Real estate stagers help prepare your house for sale to attract as many potential buyers as possible. And since we are seeing an increase in the number of home sales and stagings in some Chicagoland markets, the question of deducting home staging costs has been popping up.


After Google-izing the topic, these general rules seem to apply:

• According to IRS guidelines, a professional home stager’s service fees (considered an advertising cost) can be subtracted from the realized profit on the sale of either a primary or secondary home provided that the stager was hired for the sole purpose of selling the house.

• In addition to retaining the paid invoice for the stager’s services, it is a good idea to have your home listed and marketed by your realtor as “professionally staged”. This is just one more way to justify the deduction.

• No matter how many DIY shows you’ve watched on HGTV, staging done by you (the homeowner) is not a deductible expense. Whether or not the cost of a home staging consultation alone is deductible is unclear.

• Remember that expenses incurred to repair and maintain your home, even if done in preparation to sell, are not deductible expenses according to the Internal Revenue Service. So, while it would be nice to deduct them, fresh paint, new window treatments, carpet and other home decorations are not tax deductible (even if recommended by a professional home stager).

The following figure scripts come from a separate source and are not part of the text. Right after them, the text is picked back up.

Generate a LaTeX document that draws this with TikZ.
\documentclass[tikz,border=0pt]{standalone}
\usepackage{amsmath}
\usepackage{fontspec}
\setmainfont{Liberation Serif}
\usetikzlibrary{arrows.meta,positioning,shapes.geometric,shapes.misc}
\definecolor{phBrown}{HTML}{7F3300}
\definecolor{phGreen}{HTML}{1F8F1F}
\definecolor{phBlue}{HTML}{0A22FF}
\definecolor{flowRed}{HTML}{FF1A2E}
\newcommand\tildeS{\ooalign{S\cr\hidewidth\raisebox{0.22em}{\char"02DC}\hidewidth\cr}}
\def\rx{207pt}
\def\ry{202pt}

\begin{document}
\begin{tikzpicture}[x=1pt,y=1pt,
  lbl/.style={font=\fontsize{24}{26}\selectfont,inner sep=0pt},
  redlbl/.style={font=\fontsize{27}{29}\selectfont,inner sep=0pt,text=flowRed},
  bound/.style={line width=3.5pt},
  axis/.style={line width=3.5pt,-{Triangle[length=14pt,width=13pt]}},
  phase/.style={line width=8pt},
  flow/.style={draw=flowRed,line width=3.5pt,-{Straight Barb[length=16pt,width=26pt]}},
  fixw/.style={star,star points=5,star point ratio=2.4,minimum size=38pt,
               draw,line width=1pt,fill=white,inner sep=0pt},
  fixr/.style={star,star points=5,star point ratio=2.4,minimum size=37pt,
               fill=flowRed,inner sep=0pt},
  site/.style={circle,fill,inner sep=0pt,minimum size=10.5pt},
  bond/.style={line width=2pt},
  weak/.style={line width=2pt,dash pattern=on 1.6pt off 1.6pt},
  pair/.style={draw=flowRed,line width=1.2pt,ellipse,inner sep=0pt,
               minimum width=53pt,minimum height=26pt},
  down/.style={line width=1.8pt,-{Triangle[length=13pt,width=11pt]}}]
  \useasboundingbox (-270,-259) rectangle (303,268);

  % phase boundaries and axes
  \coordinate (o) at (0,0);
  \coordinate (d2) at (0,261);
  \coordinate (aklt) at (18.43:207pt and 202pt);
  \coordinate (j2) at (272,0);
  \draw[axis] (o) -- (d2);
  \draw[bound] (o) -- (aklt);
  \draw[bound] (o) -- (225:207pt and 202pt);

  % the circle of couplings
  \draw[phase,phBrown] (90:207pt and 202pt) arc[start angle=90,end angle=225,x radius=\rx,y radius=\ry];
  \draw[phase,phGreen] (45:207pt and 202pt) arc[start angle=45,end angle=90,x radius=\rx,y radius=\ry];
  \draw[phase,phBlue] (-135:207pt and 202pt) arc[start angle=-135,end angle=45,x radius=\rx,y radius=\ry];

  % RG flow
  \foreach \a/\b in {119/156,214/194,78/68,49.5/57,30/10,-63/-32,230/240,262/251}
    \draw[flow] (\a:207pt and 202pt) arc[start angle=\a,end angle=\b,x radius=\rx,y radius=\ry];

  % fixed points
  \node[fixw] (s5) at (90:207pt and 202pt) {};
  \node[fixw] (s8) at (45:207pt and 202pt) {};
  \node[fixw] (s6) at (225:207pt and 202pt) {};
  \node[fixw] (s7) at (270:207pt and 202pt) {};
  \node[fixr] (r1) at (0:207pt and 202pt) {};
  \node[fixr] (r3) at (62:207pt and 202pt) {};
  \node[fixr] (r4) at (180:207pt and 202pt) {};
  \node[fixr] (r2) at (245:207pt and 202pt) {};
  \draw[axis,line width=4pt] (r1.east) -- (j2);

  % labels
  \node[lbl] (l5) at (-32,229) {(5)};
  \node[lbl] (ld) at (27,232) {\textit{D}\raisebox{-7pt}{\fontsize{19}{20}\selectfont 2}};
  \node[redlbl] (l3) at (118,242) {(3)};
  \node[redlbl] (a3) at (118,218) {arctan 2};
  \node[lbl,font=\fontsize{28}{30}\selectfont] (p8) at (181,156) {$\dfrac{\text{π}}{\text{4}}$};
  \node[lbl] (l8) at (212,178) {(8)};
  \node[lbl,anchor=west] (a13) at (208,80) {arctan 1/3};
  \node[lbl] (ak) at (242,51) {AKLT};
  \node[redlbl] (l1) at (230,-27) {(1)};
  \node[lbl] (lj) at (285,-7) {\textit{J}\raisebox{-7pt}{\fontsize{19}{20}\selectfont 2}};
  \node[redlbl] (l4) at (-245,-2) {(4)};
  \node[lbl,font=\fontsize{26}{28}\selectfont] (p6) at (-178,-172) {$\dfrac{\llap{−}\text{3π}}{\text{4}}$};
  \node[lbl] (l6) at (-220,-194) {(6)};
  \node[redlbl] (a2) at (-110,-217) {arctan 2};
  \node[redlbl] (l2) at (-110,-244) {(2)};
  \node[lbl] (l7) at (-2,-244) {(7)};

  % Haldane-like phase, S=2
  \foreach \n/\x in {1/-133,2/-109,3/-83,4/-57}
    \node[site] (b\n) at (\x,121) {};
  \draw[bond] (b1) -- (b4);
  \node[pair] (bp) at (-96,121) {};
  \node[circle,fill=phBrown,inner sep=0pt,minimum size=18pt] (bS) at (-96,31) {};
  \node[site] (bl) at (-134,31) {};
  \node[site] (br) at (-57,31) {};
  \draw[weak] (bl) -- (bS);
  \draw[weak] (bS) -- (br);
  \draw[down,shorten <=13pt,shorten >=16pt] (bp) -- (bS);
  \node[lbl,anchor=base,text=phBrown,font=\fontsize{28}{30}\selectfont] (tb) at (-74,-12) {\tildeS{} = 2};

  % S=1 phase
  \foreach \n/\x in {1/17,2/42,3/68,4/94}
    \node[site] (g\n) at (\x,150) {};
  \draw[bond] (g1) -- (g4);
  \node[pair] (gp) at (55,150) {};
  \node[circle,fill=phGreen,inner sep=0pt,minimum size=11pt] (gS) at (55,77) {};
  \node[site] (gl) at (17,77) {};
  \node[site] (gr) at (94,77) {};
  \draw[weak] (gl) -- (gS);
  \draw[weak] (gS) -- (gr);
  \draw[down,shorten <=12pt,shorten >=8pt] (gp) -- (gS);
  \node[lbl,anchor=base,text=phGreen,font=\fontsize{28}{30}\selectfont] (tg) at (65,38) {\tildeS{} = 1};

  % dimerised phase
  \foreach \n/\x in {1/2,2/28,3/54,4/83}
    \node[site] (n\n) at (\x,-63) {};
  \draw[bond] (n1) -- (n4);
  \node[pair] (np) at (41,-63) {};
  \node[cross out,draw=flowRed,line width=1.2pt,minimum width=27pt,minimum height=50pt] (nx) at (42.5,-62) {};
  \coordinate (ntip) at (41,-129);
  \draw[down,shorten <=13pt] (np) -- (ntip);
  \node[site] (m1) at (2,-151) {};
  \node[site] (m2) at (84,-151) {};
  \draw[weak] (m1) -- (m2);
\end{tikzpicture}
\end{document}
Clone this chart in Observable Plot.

• With a few exceptions, only a home stager’s service fees are deductible. Items purchased for staging and then kept for personal use are NOT deductible. However, items that are rented for staging (i.e furniture, art, accessories from a stager or other source) and then returned are deductible if not rented for personal use. This would specifically apply if you are staging a vacant property but might be more difficult to justify if the home is occupied while “staged”.

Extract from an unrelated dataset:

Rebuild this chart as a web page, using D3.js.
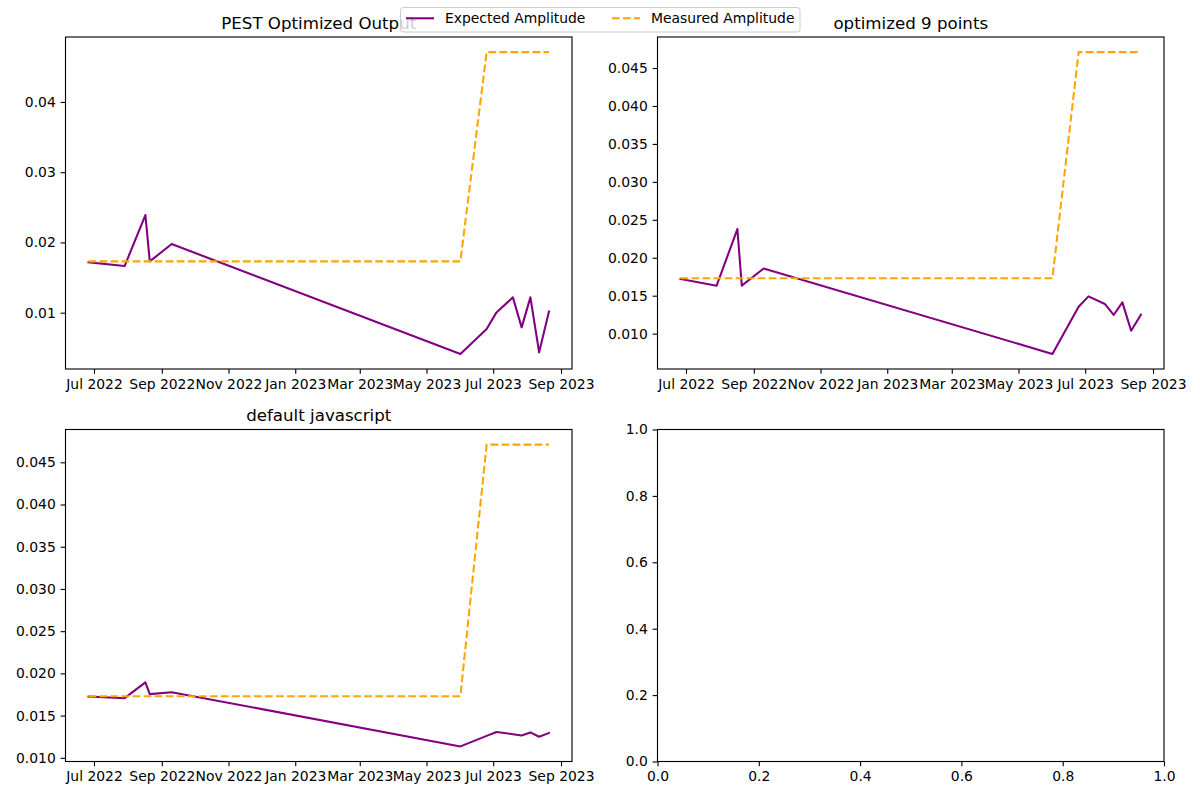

• One very important reminder about home staging deductions, if the house is staged and then taken off the market, the staging expenses are NOT tax deductible even if the home is re-listed. Only staging costs incurred with the second listing would be eligible deductions at that point.

All of this information and more is readily available online and in IRS Publication 523 “Selling Your Home”. Since I’m not a tax preparer, and since the IRS loves to change the rules on a whim, please check with your accountant or other tax professional to make sure you correctly take advantage of any and all current deductions that may be coming to you.